**DATA FOR THE TASK**.

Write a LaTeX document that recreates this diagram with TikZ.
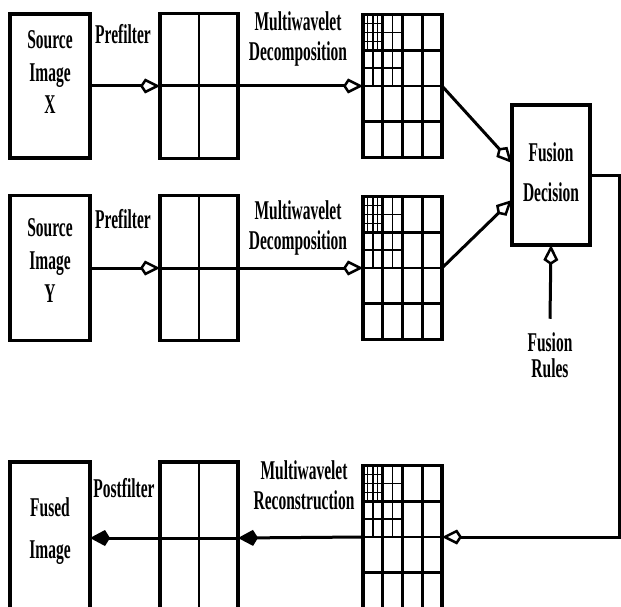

--

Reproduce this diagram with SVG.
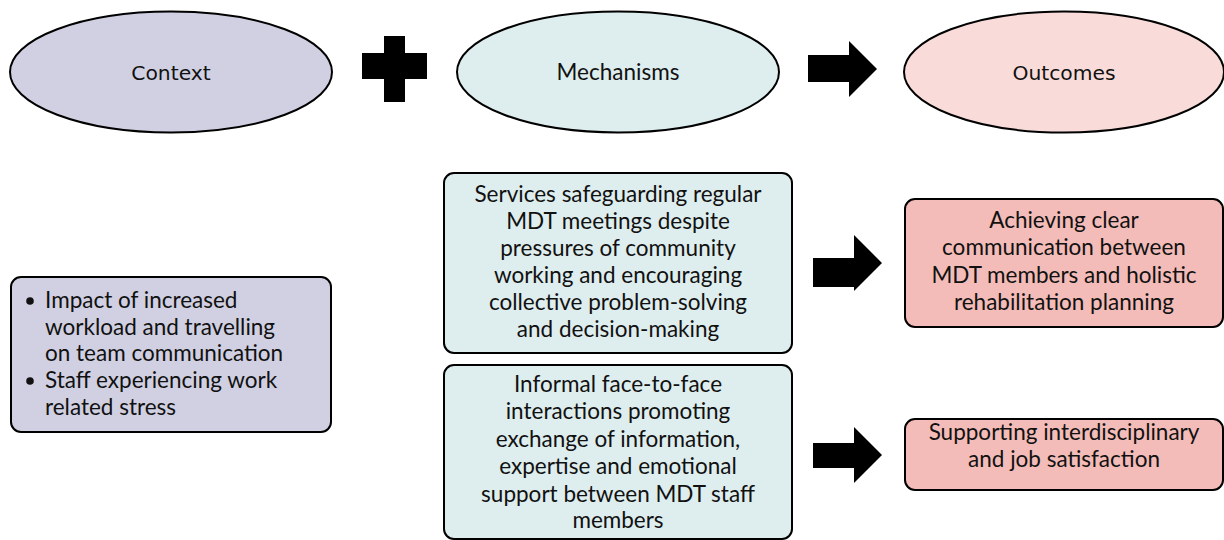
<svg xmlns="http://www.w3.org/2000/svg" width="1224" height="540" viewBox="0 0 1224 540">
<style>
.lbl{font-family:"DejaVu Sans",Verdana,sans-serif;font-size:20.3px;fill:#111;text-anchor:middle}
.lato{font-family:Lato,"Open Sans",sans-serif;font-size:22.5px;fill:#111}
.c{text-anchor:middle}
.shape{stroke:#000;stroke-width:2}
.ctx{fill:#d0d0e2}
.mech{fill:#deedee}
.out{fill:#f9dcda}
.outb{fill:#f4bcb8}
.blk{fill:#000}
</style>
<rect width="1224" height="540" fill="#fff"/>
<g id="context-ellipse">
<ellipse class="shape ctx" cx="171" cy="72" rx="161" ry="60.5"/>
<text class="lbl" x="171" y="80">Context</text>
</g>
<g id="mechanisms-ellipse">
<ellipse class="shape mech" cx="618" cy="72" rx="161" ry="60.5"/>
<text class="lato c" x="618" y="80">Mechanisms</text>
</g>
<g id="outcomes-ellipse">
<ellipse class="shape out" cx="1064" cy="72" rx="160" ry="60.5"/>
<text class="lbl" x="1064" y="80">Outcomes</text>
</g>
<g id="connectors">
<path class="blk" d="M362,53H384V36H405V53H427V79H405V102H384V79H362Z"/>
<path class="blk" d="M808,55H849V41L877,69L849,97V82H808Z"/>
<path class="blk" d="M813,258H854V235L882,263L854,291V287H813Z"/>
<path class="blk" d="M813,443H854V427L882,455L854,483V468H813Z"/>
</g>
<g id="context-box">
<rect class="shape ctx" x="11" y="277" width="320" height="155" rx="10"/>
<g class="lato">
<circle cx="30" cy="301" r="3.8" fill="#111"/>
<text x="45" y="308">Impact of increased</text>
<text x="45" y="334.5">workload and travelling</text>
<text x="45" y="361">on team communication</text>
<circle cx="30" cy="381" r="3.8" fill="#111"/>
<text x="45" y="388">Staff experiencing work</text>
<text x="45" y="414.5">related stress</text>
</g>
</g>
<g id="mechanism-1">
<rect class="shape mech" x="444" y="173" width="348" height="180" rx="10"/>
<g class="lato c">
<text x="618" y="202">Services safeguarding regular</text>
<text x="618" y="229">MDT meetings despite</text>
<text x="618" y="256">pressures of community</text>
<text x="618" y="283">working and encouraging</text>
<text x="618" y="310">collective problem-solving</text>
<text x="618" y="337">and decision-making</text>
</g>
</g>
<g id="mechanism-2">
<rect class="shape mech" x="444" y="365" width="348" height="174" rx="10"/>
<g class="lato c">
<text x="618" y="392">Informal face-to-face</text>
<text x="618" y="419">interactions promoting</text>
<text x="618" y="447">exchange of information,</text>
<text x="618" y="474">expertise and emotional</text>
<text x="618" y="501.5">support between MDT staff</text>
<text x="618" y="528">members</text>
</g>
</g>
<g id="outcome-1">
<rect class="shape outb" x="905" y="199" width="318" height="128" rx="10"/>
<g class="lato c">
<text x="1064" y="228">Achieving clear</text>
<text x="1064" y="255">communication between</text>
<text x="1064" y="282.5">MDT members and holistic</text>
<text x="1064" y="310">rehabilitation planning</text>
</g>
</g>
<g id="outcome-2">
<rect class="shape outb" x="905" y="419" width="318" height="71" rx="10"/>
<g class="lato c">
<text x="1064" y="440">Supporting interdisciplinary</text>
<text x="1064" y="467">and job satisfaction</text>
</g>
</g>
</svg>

**GIVEN REQUEST**. In the listing above, find each line with the word "this" and copy it.

**THE COMPLETED TASK**.
Write a LaTeX document that recreates this diagram with TikZ.
Reproduce this diagram with SVG.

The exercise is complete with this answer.